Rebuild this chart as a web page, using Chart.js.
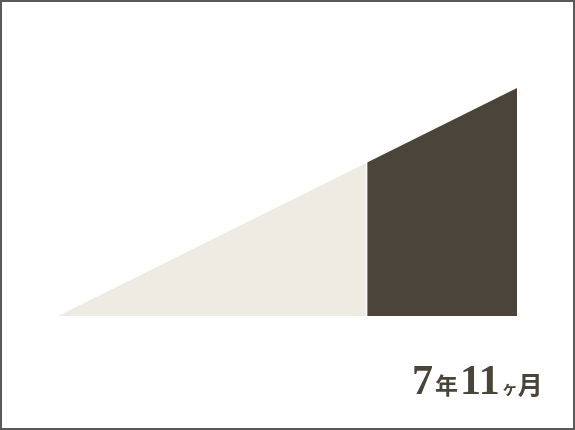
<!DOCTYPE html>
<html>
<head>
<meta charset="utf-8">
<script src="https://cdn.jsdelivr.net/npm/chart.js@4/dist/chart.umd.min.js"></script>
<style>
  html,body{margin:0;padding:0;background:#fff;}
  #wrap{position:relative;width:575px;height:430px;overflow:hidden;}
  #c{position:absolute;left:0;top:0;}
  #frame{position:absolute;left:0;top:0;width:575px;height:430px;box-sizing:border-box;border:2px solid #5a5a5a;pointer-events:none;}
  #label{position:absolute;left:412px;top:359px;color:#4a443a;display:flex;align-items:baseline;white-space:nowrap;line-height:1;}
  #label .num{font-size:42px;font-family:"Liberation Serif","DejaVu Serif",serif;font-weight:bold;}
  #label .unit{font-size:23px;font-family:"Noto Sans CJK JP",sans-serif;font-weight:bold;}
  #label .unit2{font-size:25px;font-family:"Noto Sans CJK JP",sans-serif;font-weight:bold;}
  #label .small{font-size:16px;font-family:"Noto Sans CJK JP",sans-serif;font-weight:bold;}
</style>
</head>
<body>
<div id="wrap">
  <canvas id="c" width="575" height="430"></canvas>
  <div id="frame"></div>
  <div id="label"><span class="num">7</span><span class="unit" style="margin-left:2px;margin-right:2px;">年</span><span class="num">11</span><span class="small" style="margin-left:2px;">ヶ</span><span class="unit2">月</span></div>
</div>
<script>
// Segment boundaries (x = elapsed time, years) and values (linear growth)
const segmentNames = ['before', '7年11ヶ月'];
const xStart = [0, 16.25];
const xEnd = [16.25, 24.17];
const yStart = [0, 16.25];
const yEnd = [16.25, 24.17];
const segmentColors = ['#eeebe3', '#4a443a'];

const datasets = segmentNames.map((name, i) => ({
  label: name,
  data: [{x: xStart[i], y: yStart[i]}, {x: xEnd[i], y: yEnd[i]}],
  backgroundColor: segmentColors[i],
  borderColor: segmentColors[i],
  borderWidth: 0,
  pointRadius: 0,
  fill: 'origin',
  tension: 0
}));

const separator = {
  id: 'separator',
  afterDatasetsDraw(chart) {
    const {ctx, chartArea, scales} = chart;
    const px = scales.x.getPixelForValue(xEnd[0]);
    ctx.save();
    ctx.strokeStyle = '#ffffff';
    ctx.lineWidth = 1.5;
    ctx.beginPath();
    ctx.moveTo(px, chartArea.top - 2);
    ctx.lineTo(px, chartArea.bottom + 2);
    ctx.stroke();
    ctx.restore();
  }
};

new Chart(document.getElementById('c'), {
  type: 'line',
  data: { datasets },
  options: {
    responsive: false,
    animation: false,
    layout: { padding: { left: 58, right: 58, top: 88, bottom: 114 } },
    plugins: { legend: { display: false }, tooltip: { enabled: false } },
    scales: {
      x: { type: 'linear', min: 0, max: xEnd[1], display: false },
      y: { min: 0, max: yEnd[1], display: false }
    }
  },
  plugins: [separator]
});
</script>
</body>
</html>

----

* Your task
Exclude the pictures. Write out the remaining data exactly.

* Output for this exercise
Rebuild this chart as a web page, using Chart.js.
<!DOCTYPE html>
<html>
<head>
<meta charset="utf-8">
<script src="https://cdn.jsdelivr.net/npm/chart.js@4/dist/chart.umd.min.js"></script>
<style>
  html,body{margin:0;padding:0;background:#fff;}
  #wrap{position:relative;width:575px;height:430px;overflow:hidden;}
  #c{position:absolute;left:0;top:0;}
  #frame{position:absolute;left:0;top:0;width:575px;height:430px;box-sizing:border-box;border:2px solid #5a5a5a;pointer-events:none;}
  #label{position:absolute;left:412px;top:359px;color:#4a443a;display:flex;align-items:baseline;white-space:nowrap;line-height:1;}
  #label .num{font-size:42px;font-family:"Liberation Serif","DejaVu Serif",serif;font-weight:bold;}
  #label .unit{font-size:23px;font-family:"Noto Sans CJK JP",sans-serif;font-weight:bold;}
  #label .unit2{font-size:25px;font-family:"Noto Sans CJK JP",sans-serif;font-weight:bold;}
  #label .small{font-size:16px;font-family:"Noto Sans CJK JP",sans-serif;font-weight:bold;}
</style>
</head>
<body>
<div id="wrap">
  <canvas id="c" width="575" height="430"></canvas>
  <div id="frame"></div>
  <div id="label"><span class="num">7</span><span class="unit" style="margin-left:2px;margin-right:2px;">年</span><span class="num">11</span><span class="small" style="margin-left:2px;">ヶ</span><span class="unit2">月</span></div>
</div>
<script>
// Segment boundaries (x = elapsed time, years) and values (linear growth)
const segmentNames = ['before', '7年11ヶ月'];
const xStart = [0, 16.25];
const xEnd = [16.25, 24.17];
const yStart = [0, 16.25];
const yEnd = [16.25, 24.17];
const segmentColors = ['#eeebe3', '#4a443a'];

const datasets = segmentNames.map((name, i) => ({
  label: name,
  data: [{x: xStart[i], y: yStart[i]}, {x: xEnd[i], y: yEnd[i]}],
  backgroundColor: segmentColors[i],
  borderColor: segmentColors[i],
  borderWidth: 0,
  pointRadius: 0,
  fill: 'origin',
  tension: 0
}));

const separator = {
  id: 'separator',
  afterDatasetsDraw(chart) {
    const {ctx, chartArea, scales} = chart;
    const px = scales.x.getPixelForValue(xEnd[0]);
    ctx.save();
    ctx.strokeStyle = '#ffffff';
    ctx.lineWidth = 1.5;
    ctx.beginPath();
    ctx.moveTo(px, chartArea.top - 2);
    ctx.lineTo(px, chartArea.bottom + 2);
    ctx.stroke();
    ctx.restore();
  }
};

new Chart(document.getElementById('c'), {
  type: 'line',
  data: { datasets },
  options: {
    responsive: false,
    animation: false,
    layout: { padding: { left: 58, right: 58, top: 88, bottom: 114 } },
    plugins: { legend: { display: false }, tooltip: { enabled: false } },
    scales: {
      x: { type: 'linear', min: 0, max: xEnd[1], display: false },
      y: { min: 0, max: yEnd[1], display: false }
    }
  },
  plugins: [separator]
});
</script>
</body>
</html>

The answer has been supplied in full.